** Start of Data provided **
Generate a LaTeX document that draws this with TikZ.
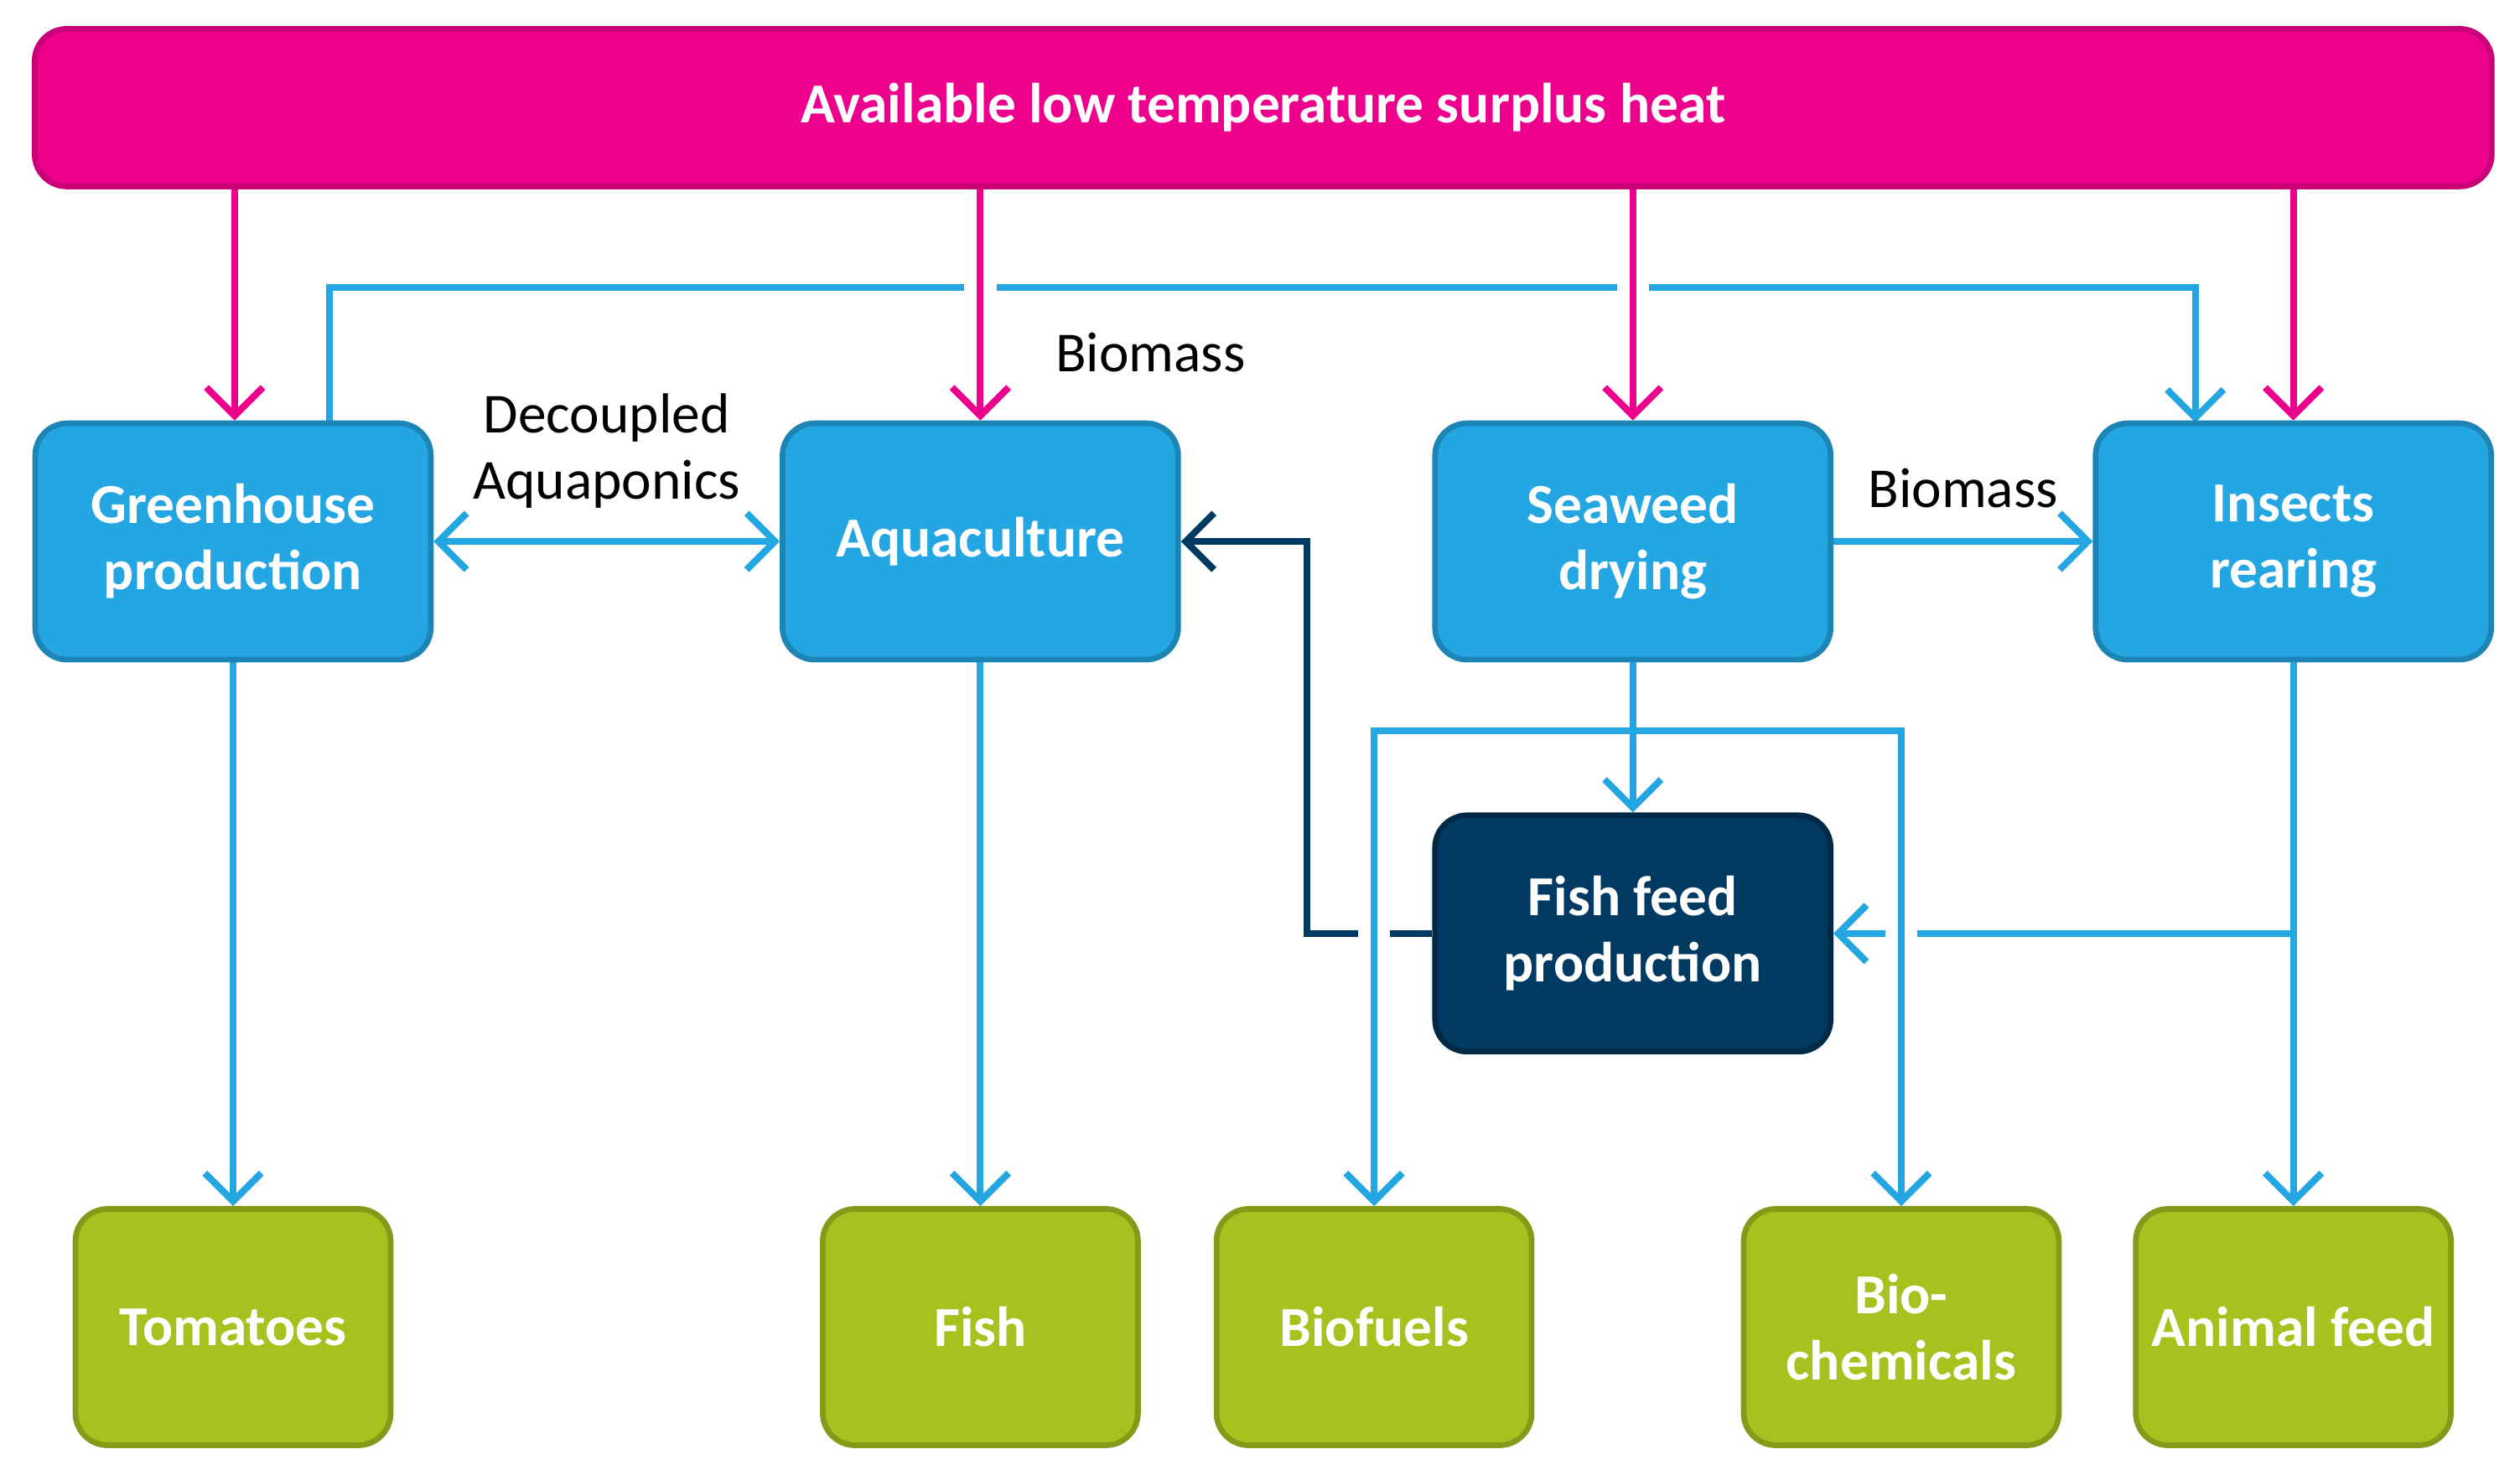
\documentclass[tikz,border=0pt]{standalone}
\usepackage{fontspec}
\setmainfont{Carlito}
\usetikzlibrary{arrows.meta}
\definecolor{heatpink}{HTML}{EC008C}
\definecolor{procblue}{HTML}{24A6E2}
\definecolor{navy}{HTML}{003A63}
\definecolor{leaf}{HTML}{A5C21F}
\pgfdeclarelayer{background}
\pgfsetlayers{background,main}
\tikzset{
  box/.style={draw, line width=1pt, rounded corners=0.2cm, text=white,
    font=\fontsize{10}{11.7}\selectfont\bfseries, align=center,
    minimum width=2.46cm, minimum height=1.47cm, inner sep=0pt},
  proc/.style={box, fill=procblue, draw=procblue!80!black},
  prod/.style={box, fill=leaf, draw=leaf!80!black, minimum width=1.96cm},
  flow/.style={draw=procblue, line width=1.2pt, -{Straight Barb[length=5pt,width=10pt,line width=1.2pt]}},
  heat/.style={flow, draw=heatpink},
  halo/.style={preaction={draw=white, line width=0.2cm, -}},
  lbl/.style={font=\fontsize{10}{11.7}\selectfont, align=center}
}
\begin{document}
\begin{tikzpicture}[x=0.01cm, y=-0.01cm]
\useasboundingbox (0,0) rectangle (1568,918);
% heat source
\node[box, fill=heatpink, draw=heatpink!85!black, minimum width=15.28cm, minimum height=0.98cm] (heat) at (786,67) {Available low temperature surplus heat};
% processes
\node[proc] (green) at (145,337) {Greenhouse\\production};
\node[proc] (aqua) at (610,337) {Aquaculture};
\node[proc] (sea) at (1016,337) {Seaweed\\drying};
\node[proc] (insect) at (1427,337) {Insects\\rearing};
\node[proc, fill=navy, draw=navy!70!black] (feed) at (1016,581) {Fish feed\\production};
% products
\node[prod] (tom) at (145,826) {Tomatoes};
\node[prod] (fish) at (610,826) {Fish};
\node[prod] (fuel) at (855,826) {Biofuels};
\node[prod] (chem) at (1183,826) {Bio-\\chemicals};
\node[prod] (afeed) at (1427,826) {Animal feed};
\coordinate (split) at (1016,455);
\coordinate (tee) at (1427,581);
\begin{pgfonlayer}{background}
% biomass loop on top
\draw[flow] (205,263) |- (1366,179) node[lbl, pos=0.72, below=4pt, text=black] {Biomass} -- (1366,263);
\foreach \x/\n in {146/green,610/aqua,1016/sea,1427/insect}
  \draw[heat, halo] (\x,116) -- (\n.north -| \x,0);
\draw[flow, {Straight Barb[length=5pt,width=10pt,line width=1.2pt]}-{Straight Barb[length=5pt,width=10pt,line width=1.2pt]}] (green) -- (aqua) node[lbl, midway, above=2pt, text=black] {Decoupled\\Aquaponics};
\draw[flow] (sea) -- (insect) node[lbl, midway, above=2pt, text=black] {Biomass};
\draw[flow, draw=navy] (feed.west) -- (813,581) |- (aqua.east);
\draw[flow] (insect) -- (afeed);
\draw[flow] (tee) -- (feed.east);
\draw[flow, halo] (split) -| (fuel.north);
\draw[flow, halo] (split) -| (chem.north);
\draw[flow] (sea) -- (feed);
\draw[flow] (green) -- (tom);
\draw[flow] (aqua) -- (fish);
\end{pgfonlayer}
\end{tikzpicture}
\end{document}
** End of Data provided **
Return the material exactly as given, apart from the pictures.

Generate a LaTeX document that draws this with TikZ.
\documentclass[tikz,border=0pt]{standalone}
\usepackage{fontspec}
\setmainfont{Carlito}
\usetikzlibrary{arrows.meta}
\definecolor{heatpink}{HTML}{EC008C}
\definecolor{procblue}{HTML}{24A6E2}
\definecolor{navy}{HTML}{003A63}
\definecolor{leaf}{HTML}{A5C21F}
\pgfdeclarelayer{background}
\pgfsetlayers{background,main}
\tikzset{
  box/.style={draw, line width=1pt, rounded corners=0.2cm, text=white,
    font=\fontsize{10}{11.7}\selectfont\bfseries, align=center,
    minimum width=2.46cm, minimum height=1.47cm, inner sep=0pt},
  proc/.style={box, fill=procblue, draw=procblue!80!black},
  prod/.style={box, fill=leaf, draw=leaf!80!black, minimum width=1.96cm},
  flow/.style={draw=procblue, line width=1.2pt, -{Straight Barb[length=5pt,width=10pt,line width=1.2pt]}},
  heat/.style={flow, draw=heatpink},
  halo/.style={preaction={draw=white, line width=0.2cm, -}},
  lbl/.style={font=\fontsize{10}{11.7}\selectfont, align=center}
}
\begin{document}
\begin{tikzpicture}[x=0.01cm, y=-0.01cm]
\useasboundingbox (0,0) rectangle (1568,918);
% heat source
\node[box, fill=heatpink, draw=heatpink!85!black, minimum width=15.28cm, minimum height=0.98cm] (heat) at (786,67) {Available low temperature surplus heat};
% processes
\node[proc] (green) at (145,337) {Greenhouse\\production};
\node[proc] (aqua) at (610,337) {Aquaculture};
\node[proc] (sea) at (1016,337) {Seaweed\\drying};
\node[proc] (insect) at (1427,337) {Insects\\rearing};
\node[proc, fill=navy, draw=navy!70!black] (feed) at (1016,581) {Fish feed\\production};
% products
\node[prod] (tom) at (145,826) {Tomatoes};
\node[prod] (fish) at (610,826) {Fish};
\node[prod] (fuel) at (855,826) {Biofuels};
\node[prod] (chem) at (1183,826) {Bio-\\chemicals};
\node[prod] (afeed) at (1427,826) {Animal feed};
\coordinate (split) at (1016,455);
\coordinate (tee) at (1427,581);
\begin{pgfonlayer}{background}
% biomass loop on top
\draw[flow] (205,263) |- (1366,179) node[lbl, pos=0.72, below=4pt, text=black] {Biomass} -- (1366,263);
\foreach \x/\n in {146/green,610/aqua,1016/sea,1427/insect}
  \draw[heat, halo] (\x,116) -- (\n.north -| \x,0);
\draw[flow, {Straight Barb[length=5pt,width=10pt,line width=1.2pt]}-{Straight Barb[length=5pt,width=10pt,line width=1.2pt]}] (green) -- (aqua) node[lbl, midway, above=2pt, text=black] {Decoupled\\Aquaponics};
\draw[flow] (sea) -- (insect) node[lbl, midway, above=2pt, text=black] {Biomass};
\draw[flow, draw=navy] (feed.west) -- (813,581) |- (aqua.east);
\draw[flow] (insect) -- (afeed);
\draw[flow] (tee) -- (feed.east);
\draw[flow, halo] (split) -| (fuel.north);
\draw[flow, halo] (split) -| (chem.north);
\draw[flow] (sea) -- (feed);
\draw[flow] (green) -- (tom);
\draw[flow] (aqua) -- (fish);
\end{pgfonlayer}
\end{tikzpicture}
\end{document}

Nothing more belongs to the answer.